There was a real danger when combining Karen O and Danger Mouse that things could get too theatrical. O, as the indelible lead singer of the Yeah Yeah Yeahs established an unparalleled style, from her shrieking vocals to her outre stage presence, that none of her peers from the New York scene of the aughties could replicate. And Danger Mouse, in his collaborations with Cee-Lo Green (Gnarls Barkley) and James Mercer (Broken Bells) as well as his production work with the Black Keys, Beck, and Adele, has created a larger-than-life, distinct sound. All that power combined in one project could easily have become a child’s science project; a baking soda volcano that erupts with one glorious rush and is never quite as impressive the second time.
But, on Lux Prima, they manage to avoid that trap by looking to two things bigger than themselves, in both their lyrics and music: outer space and the vastness of their combined musical influences. Together, on the 9-minute title track that starts the album, they launch into a cinematic version of outer space that’s more in the vein of Moon than 2001, and more Tame Impala than Pink Floyd, but that owes a debt to all of these. Under that experimental umbrella, O and Danger Mouse toy with the Phil Spector girl group/wall of sound influence (you can hear Spector’s distinct percussive style on “Ministry” and “Woman”), a touch of Georgio Moroder can be detected in the backing vocals and bass on “Turn the Light,” and a whole vibe lifted and slightly softened up with some organ from Grace Slick and Jefferson Airplane on “Leopard’s Tongue.”
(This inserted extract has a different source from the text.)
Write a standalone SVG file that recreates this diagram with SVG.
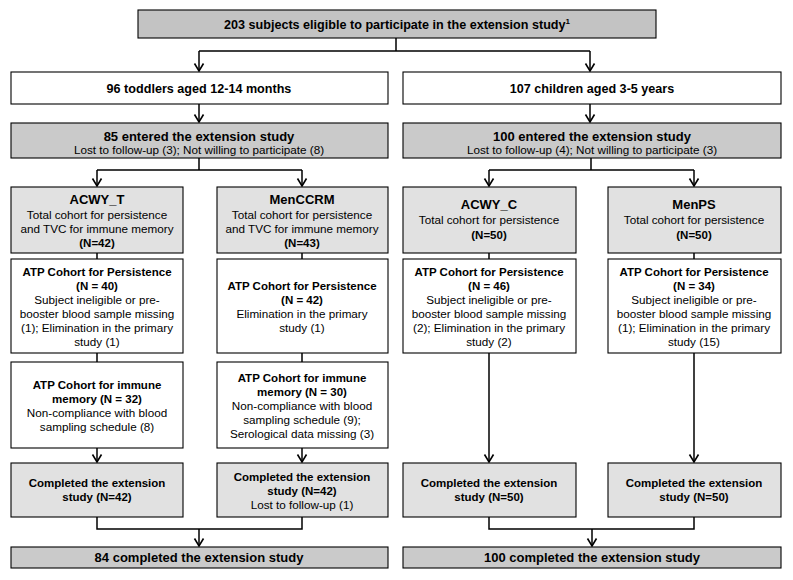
<svg xmlns="http://www.w3.org/2000/svg" width="793" height="580" viewBox="0 0 793 580">
<style>
text{font-family:"Liberation Sans",Arial,Helvetica,sans-serif;fill:#000;text-anchor:middle}
.box{stroke:#000;stroke-width:1.1}
.w{fill:#fff}
.d{fill:#c3c3c3}
.m{fill:#cacaca}
.l{fill:#e1e1e1}
.h1{font-size:12.6px;font-weight:bold}
.h2{font-size:13px;font-weight:bold}
.b{font-size:11.5px;font-weight:bold}
.r{font-size:11.7px}
.c{fill:none;stroke:#000;stroke-width:1.5}
</style>
<defs>
<marker id="arr" markerUnits="userSpaceOnUse" markerWidth="10" markerHeight="12" viewBox="0 0 10 12" refX="8.5" refY="6" orient="auto">
<path d="M1,1.5 L8.5,6 L1,10.5" fill="none" stroke="#000" stroke-width="1.6"/>
</marker>
</defs>
<rect width="793" height="580" fill="#fff"/>

<g id="connectors" class="c">
<path d="M396,38 V51 M199,51 H590"/>
<path d="M199,51 V71" marker-end="url(#arr)"/>
<path d="M590,51 V71" marker-end="url(#arr)"/>
<path d="M199,104 V122" marker-end="url(#arr)"/>
<path d="M590,104 V122" marker-end="url(#arr)"/>
<path d="M199,158 V170 M97,170 H302"/>
<path d="M97,170 V186" marker-end="url(#arr)"/>
<path d="M302,170 V186" marker-end="url(#arr)"/>
<path d="M591,158 V170 M489,170 H694"/>
<path d="M489,170 V186" marker-end="url(#arr)"/>
<path d="M694,170 V186" marker-end="url(#arr)"/>
<path d="M97,253 V259 M302,253 V259 M489,253 V259 M694,253 V259"/>
<path d="M97,353 V362 M302,353 V362"/>
<path d="M97,448 V462" marker-end="url(#arr)"/>
<path d="M302,448 V462" marker-end="url(#arr)"/>
<path d="M489,353 V462" marker-end="url(#arr)"/>
<path d="M694,353 V462" marker-end="url(#arr)"/>
<path d="M97,517 V529 H302 V517"/>
<path d="M199,529 V546" marker-end="url(#arr)"/>
<path d="M489,517 V529 H694 V517"/>
<path d="M592,529 V546" marker-end="url(#arr)"/>
</g>

<g id="eligible">
<rect class="box d" x="138" y="10" width="518" height="28"/>
<text class="h1" x="397" y="28.5">203 subjects eligible to participate in the extension study<tspan font-size="8" dy="-5">1</tspan></text>
</g>

<g id="toddlers">
<rect class="box w" x="11" y="72" width="377" height="32"/>
<text class="h1" x="199" y="92.5">96 toddlers aged 12-14 months</text>
</g>
<g id="children">
<rect class="box w" x="403" y="72" width="378" height="32"/>
<text class="h1" x="592" y="92.5">107 children aged 3-5 years</text>
</g>

<g id="entered-toddlers">
<rect class="box m" x="11" y="123" width="377" height="35"/>
<text class="h2" x="199" y="140.5">85 entered the extension study</text>
<text class="r" x="199" y="154">Lost to follow-up (3); Not willing to participate (8)</text>
</g>
<g id="entered-children">
<rect class="box m" x="403" y="123" width="378" height="35"/>
<text class="h2" x="592" y="140.5">100 entered the extension study</text>
<text class="r" x="592" y="154">Lost to follow-up (4); Not willing to participate (3)</text>
</g>

<g id="acwy-t">
<rect class="box l" x="11" y="187" width="172" height="66"/>
<text class="h2" x="97" y="204">ACWY_T</text>
<text class="r" x="97" y="219">Total cohort for persistence</text>
<text class="r" x="97" y="232.5">and TVC for immune memory</text>
<text class="b" x="97" y="246.5">(N=42)</text>
</g>
<g id="menccrm">
<rect class="box l" x="217" y="187" width="171" height="66"/>
<text class="h2" x="302" y="204">MenCCRM</text>
<text class="r" x="302" y="219">Total cohort for persistence</text>
<text class="r" x="302" y="232.5">and TVC for immune memory</text>
<text class="b" x="302" y="246.5">(N=43)</text>
</g>
<g id="acwy-c">
<rect class="box l" x="403" y="187" width="173" height="66"/>
<text class="h2" x="489" y="209">ACWY_C</text>
<text class="r" x="489" y="224">Total cohort for persistence</text>
<text class="b" x="489" y="238.5">(N=50)</text>
</g>
<g id="menps">
<rect class="box l" x="608" y="187" width="173" height="66"/>
<text class="h2" x="694" y="209">MenPS</text>
<text class="r" x="694" y="224">Total cohort for persistence</text>
<text class="b" x="694" y="238.5">(N=50)</text>
</g>

<g id="atp-pers-acwy-t">
<rect class="box w" x="11" y="259" width="172" height="94"/>
<text class="b" x="97" y="276">ATP Cohort for Persistence</text>
<text class="b" x="97" y="290">(N = 40)</text>
<text class="r" x="97" y="304">Subject ineligible or pre-</text>
<text class="r" x="97" y="318">booster blood sample missing</text>
<text class="r" x="97" y="332">(1); Elimination in the primary</text>
<text class="r" x="97" y="346">study (1)</text>
</g>
<g id="atp-pers-menccrm">
<rect class="box w" x="217" y="259" width="171" height="94"/>
<text class="b" x="302" y="290">ATP Cohort for Persistence</text>
<text class="b" x="302" y="304">(N = 42)</text>
<text class="r" x="302" y="318">Elimination in the primary</text>
<text class="r" x="302" y="332">study (1)</text>
</g>
<g id="atp-pers-acwy-c">
<rect class="box w" x="403" y="259" width="173" height="94"/>
<text class="b" x="489" y="276">ATP Cohort for Persistence</text>
<text class="b" x="489" y="290">(N = 46)</text>
<text class="r" x="489" y="304">Subject ineligible or pre-</text>
<text class="r" x="489" y="318">booster blood sample missing</text>
<text class="r" x="489" y="332">(2); Elimination in the primary</text>
<text class="r" x="489" y="346">study (2)</text>
</g>
<g id="atp-pers-menps">
<rect class="box w" x="608" y="259" width="173" height="94"/>
<text class="b" x="694" y="276">ATP Cohort for Persistence</text>
<text class="b" x="694" y="290">(N = 34)</text>
<text class="r" x="694" y="304">Subject ineligible or pre-</text>
<text class="r" x="694" y="318">booster blood sample missing</text>
<text class="r" x="694" y="332">(1); Elimination in the primary</text>
<text class="r" x="694" y="346">study (15)</text>
</g>

<g id="atp-mem-acwy-t">
<rect class="box w" x="11" y="362" width="172" height="86"/>
<text class="b" x="97" y="389">ATP Cohort for immune</text>
<text class="b" x="97" y="403">memory (N = 32)</text>
<text class="r" x="97" y="417">Non-compliance with blood</text>
<text class="r" x="97" y="431">sampling schedule (8)</text>
</g>
<g id="atp-mem-menccrm">
<rect class="box w" x="217" y="362" width="171" height="86"/>
<text class="b" x="302" y="382">ATP Cohort for immune</text>
<text class="b" x="302" y="396">memory (N = 30)</text>
<text class="r" x="302" y="410">Non-compliance with blood</text>
<text class="r" x="302" y="424">sampling schedule (9);</text>
<text class="r" x="302" y="438">Serological data missing (3)</text>
</g>

<g id="completed-acwy-t">
<rect class="box l" x="11" y="463" width="172" height="54"/>
<text class="b" x="97" y="487">Completed the extension</text>
<text class="b" x="97" y="501">study (N=42)</text>
</g>
<g id="completed-menccrm">
<rect class="box l" x="217" y="463" width="171" height="54"/>
<text class="b" x="302" y="481">Completed the extension</text>
<text class="b" x="302" y="495">study (N=42)</text>
<text class="r" x="302" y="509">Lost to follow-up (1)</text>
</g>
<g id="completed-acwy-c">
<rect class="box l" x="403" y="463" width="173" height="54"/>
<text class="b" x="489" y="487">Completed the extension</text>
<text class="b" x="489" y="501">study (N=50)</text>
</g>
<g id="completed-menps">
<rect class="box l" x="608" y="463" width="173" height="54"/>
<text class="b" x="694" y="487">Completed the extension</text>
<text class="b" x="694" y="501">study (N=50)</text>
</g>

<g id="final-toddlers">
<rect class="box m" x="11" y="547" width="377" height="21"/>
<text class="h2" x="199" y="562">84 completed the extension study</text>
</g>
<g id="final-children">
<rect class="box m" x="403" y="547" width="378" height="21"/>
<text class="h2" x="592" y="562">100 completed the extension study</text>
</g>
</svg>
For O, the album allows her to explore her own transition: from the ultimate hipster party girl in her 20s to a woman and a mother in her 40s whose genre has dimmed in popularity and cultural relevance. O had a baby with her husband, director Barnaby Clay, in 2015 — the same year she played a Lou Reed track at his posthumous Rock Hall of Fame induction. Age and motherhood doesn’t always mean O presents as vulnerable. On “Woman,” between coos for acceptance (“Won’t you come be my friend?”), O changes the tone in the chorus and reaches for some of her wilder rock tricks as she screams, “I’m a woman” to a relentless, strident drum beat and monster guitars. And on “Redeemer,” O puts the patriarchy in its place with the chorus: “You’re not coming for me / I’m coming for you.”
But the numerous softer moments on the album, “Drown” and “Reveries,” are far from a reinvention for O. Instead, they remind us of her breakthrough hit, the way she won the hearts of the mainstream, with the Yeah Yeah Yeahs first (and biggest) hit single, the sad love song “Maps,” which would inspire two other giant pop hits with Kelly Clarkson’s “Since U Been Gone” and Beyoncé’s “Hold Up.”
So, is rock music a young person’s game? O seems to want to explore other options these days. Lux Prima shows she’s got the range, but it leaves open-ended so many unanswered questions about ageism for women in music. Must we calm it down, go experimental, or be put out to pasture because we get older and/or become mothers? O offers no resolutions but does take a beautiful trip through the galaxy.